A graduate of Stanford University—who also holds a master’s in Internet studies from Oxford University—Shih joined Google and later Salesforce.com, helping create the first generation of Web applications. In 2007, Shih developed the first social business application, Faceforce. Her book, “The Facebook Era: Tapping Online Social Networks to Market, Sell and Innovate,” has been featured in The New York Times and is now used as a marketing textbook at Harvard Business School.
In 2009, she and a college buddy, Steve Garrity, founded Hearsay Social, a social media platform designed to help financial services firms embrace what Shih calls “social selling.”

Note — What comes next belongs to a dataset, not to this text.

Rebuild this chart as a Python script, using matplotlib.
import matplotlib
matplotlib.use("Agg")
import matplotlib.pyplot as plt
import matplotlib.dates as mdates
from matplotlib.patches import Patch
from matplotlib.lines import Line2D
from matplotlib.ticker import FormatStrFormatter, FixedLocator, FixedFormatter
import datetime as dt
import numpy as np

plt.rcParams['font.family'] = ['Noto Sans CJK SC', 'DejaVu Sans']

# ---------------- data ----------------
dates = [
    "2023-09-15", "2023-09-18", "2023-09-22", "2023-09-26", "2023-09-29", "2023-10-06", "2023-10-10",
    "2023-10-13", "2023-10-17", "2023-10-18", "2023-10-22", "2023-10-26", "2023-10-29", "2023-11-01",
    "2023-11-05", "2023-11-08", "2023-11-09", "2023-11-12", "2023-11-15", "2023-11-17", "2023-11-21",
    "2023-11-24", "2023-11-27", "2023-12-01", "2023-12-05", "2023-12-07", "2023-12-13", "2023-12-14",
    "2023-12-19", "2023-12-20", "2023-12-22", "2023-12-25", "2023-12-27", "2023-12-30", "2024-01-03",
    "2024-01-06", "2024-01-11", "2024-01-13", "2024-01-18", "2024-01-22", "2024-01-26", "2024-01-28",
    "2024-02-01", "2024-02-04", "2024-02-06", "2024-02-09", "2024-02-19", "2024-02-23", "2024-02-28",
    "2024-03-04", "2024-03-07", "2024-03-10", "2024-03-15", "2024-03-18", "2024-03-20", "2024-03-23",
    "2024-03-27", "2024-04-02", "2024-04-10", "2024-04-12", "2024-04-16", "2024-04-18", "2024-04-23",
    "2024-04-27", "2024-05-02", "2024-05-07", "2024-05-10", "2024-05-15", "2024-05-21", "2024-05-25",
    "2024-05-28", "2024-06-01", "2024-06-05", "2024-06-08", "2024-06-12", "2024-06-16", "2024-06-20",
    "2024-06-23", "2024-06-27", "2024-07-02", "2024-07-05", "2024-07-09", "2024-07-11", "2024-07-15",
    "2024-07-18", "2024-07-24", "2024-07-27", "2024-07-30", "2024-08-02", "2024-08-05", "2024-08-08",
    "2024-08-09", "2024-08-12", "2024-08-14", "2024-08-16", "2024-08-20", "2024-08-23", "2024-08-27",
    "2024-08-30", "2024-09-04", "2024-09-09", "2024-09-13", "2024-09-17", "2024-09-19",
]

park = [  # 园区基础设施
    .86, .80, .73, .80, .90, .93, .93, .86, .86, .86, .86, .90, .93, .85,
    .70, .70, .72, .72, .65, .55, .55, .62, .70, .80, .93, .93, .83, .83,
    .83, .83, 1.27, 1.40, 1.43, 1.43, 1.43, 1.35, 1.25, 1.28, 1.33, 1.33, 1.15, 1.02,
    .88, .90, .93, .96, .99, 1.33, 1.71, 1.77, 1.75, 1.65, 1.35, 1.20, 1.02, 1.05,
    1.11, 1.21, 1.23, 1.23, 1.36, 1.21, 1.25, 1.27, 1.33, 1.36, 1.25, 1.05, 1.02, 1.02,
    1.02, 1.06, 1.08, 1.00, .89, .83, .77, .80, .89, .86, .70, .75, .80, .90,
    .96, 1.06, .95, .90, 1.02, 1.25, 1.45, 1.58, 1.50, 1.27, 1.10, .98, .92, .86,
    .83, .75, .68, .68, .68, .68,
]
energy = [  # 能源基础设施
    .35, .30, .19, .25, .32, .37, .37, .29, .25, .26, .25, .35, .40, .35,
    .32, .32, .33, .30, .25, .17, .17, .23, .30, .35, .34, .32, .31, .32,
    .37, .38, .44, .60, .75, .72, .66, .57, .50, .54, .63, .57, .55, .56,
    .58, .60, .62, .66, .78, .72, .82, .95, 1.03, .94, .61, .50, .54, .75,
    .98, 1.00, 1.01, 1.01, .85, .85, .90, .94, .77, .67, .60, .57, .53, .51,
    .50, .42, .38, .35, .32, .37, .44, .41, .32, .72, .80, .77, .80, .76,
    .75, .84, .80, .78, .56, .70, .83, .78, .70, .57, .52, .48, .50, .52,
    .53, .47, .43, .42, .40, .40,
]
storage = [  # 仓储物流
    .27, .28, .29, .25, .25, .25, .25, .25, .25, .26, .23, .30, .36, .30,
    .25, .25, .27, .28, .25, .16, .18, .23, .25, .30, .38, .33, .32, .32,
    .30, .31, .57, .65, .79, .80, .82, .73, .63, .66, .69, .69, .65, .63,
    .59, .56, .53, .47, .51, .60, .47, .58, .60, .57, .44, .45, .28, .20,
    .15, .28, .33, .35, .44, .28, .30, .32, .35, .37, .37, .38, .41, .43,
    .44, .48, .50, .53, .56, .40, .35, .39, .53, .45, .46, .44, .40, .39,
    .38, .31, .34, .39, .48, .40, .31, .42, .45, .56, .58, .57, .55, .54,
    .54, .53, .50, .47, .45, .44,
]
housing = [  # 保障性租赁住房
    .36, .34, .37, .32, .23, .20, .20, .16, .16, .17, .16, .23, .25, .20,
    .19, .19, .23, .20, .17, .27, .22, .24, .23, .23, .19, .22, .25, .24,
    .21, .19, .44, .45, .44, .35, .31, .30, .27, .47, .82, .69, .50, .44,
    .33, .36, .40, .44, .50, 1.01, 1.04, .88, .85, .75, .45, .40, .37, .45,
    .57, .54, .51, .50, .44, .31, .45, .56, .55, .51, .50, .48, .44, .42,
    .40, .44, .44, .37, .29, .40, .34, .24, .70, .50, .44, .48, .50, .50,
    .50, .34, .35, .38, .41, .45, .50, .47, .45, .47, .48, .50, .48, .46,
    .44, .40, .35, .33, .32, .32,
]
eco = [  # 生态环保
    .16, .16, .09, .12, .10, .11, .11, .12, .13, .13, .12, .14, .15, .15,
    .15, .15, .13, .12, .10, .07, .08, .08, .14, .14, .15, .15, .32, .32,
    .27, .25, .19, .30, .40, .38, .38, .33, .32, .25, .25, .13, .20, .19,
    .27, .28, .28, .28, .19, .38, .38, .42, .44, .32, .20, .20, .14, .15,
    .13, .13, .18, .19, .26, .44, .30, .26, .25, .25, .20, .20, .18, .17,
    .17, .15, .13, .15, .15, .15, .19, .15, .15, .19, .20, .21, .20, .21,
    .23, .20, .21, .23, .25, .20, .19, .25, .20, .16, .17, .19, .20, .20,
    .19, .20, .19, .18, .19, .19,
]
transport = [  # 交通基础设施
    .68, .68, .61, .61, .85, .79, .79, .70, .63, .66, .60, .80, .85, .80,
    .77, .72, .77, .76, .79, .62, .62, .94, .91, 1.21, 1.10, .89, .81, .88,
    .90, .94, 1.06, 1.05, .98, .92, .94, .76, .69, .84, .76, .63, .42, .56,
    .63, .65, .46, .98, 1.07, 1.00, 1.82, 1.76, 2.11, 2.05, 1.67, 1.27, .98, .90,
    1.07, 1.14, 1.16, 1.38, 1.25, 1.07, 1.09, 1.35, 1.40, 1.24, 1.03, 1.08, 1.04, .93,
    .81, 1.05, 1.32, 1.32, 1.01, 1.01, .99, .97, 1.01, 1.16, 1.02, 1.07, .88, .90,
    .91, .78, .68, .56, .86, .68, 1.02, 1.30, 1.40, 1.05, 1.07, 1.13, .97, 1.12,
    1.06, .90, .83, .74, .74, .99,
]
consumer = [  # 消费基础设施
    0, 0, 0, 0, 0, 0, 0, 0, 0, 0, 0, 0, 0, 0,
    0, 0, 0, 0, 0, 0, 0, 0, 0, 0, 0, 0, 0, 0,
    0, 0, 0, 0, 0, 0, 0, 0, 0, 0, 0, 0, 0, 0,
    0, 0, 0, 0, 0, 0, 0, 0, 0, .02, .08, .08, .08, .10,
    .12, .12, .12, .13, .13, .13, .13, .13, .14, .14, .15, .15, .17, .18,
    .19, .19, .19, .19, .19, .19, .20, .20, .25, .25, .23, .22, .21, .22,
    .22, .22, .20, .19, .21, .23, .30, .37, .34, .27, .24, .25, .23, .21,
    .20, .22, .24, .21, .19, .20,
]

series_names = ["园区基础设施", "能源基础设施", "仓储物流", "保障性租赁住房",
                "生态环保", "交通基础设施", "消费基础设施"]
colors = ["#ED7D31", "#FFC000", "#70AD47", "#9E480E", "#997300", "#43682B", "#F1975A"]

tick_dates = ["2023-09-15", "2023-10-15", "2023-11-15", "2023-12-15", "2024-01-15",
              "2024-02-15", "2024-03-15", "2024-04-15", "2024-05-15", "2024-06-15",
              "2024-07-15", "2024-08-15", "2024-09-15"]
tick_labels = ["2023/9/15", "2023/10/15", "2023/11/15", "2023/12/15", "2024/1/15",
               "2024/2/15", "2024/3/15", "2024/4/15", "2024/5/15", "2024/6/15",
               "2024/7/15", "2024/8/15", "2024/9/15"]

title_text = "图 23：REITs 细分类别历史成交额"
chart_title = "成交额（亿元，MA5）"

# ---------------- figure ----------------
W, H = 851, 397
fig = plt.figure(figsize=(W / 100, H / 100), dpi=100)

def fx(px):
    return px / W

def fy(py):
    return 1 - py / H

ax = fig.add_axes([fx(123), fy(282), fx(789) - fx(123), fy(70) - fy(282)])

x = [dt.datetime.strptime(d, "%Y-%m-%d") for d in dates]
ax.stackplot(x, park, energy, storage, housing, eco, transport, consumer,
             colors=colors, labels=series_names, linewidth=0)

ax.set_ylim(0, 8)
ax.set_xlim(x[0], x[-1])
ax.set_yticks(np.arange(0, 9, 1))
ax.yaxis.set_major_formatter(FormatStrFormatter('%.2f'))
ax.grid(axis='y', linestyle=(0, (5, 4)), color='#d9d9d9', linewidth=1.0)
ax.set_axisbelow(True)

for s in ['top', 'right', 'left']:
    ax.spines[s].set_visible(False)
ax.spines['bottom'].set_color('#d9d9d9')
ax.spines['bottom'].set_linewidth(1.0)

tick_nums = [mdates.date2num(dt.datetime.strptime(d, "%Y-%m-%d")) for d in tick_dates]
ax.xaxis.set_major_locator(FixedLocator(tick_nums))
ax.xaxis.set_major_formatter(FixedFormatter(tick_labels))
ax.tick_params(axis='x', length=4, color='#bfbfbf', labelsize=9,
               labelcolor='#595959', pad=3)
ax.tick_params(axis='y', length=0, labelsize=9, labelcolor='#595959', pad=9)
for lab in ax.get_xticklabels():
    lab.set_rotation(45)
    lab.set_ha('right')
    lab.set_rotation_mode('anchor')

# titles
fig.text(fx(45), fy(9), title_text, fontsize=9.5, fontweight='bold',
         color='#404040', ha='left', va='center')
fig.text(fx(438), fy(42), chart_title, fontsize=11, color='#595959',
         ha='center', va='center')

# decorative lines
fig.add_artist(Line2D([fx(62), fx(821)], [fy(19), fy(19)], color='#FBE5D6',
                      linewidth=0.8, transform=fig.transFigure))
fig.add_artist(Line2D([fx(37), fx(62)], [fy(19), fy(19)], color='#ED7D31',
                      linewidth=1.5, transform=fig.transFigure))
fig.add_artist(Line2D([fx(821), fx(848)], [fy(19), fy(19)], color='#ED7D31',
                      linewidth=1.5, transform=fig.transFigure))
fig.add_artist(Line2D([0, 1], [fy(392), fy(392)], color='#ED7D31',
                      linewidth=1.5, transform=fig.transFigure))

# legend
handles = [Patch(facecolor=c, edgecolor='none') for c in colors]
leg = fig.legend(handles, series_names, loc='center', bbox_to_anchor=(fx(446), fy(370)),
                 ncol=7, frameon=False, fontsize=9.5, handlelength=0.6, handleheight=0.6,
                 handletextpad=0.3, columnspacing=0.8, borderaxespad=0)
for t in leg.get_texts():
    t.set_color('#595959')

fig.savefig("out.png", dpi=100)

Shih achieved all of these accomplishments, mind you, by the ripe old age of 31.
“The way that today’s customer—retail and institutional—makes buying decisions is increasingly influenced by online and social media sources,” Shih, Hearsay Social’s CEO, told Investment Advisor in an interview. Clients’ “buying decisions have fundamentally shifted; the way that an advisor ‘sells’” must shift as well. Hearsay’s “role is to help advisors hone the right ‘trigger events’” that their clients tell them about via Facebook, Twitter or LinkedIn, such as the birth of a child, marriage or pending retirement—all “life events that push people to get financial help” with issues like college planning and wealth transfer, Shih said.

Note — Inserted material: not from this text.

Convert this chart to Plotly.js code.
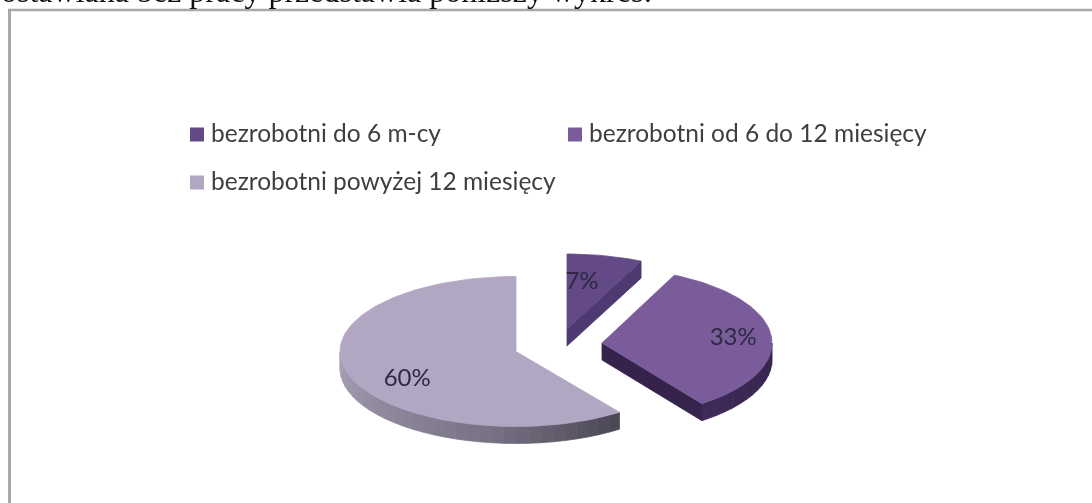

“Clients are sharing these life events, or buying signals, on social media,” Shih continued, which creates the perfect “opportunity for advisors to personalize their message based on what’s happening in people’s lives.” Emails, she said, have become an “impersonal” way to reach clients, and “most emails don’t get opened.”
Shih and Hardeep Walia, CEO of Motif Investing, recently co-wrote in their blog for ThinkAdvisor.com that a survey by Cogent Research of 4,000 investors with more than $100,000 in investable assets found that 34% of the investors used social media to search for financial advice. “More to the point, the survey found that 70% of respondents started using a new advisor, or switched from an existing one, based on information from social media sites,” Shih and Walia wrote.
Of course, advisors’ regulatory and compliance concerns abound when it comes to social media, but Hearsay is there to help. As Shih and Walia wrote in their blog, while “there are big penalties” for firms and advisors that violate the rules governing issues like fiduciary duty, recommendations and record retention, “we have seen that many advisors are behaving too conservatively with social media—with some eschewing it altogether—because of vague and sometimes baseless fears about regulatory action. But that doesn’t mean you should avoid social media entirely. If you do, your current and potential new clients may find someone else with more social media savvy to work with instead.”
Hearsay’s success is also apparent in the new round of funding the company just received as well as the bevy of new financial services firms that have recently signed up as clients.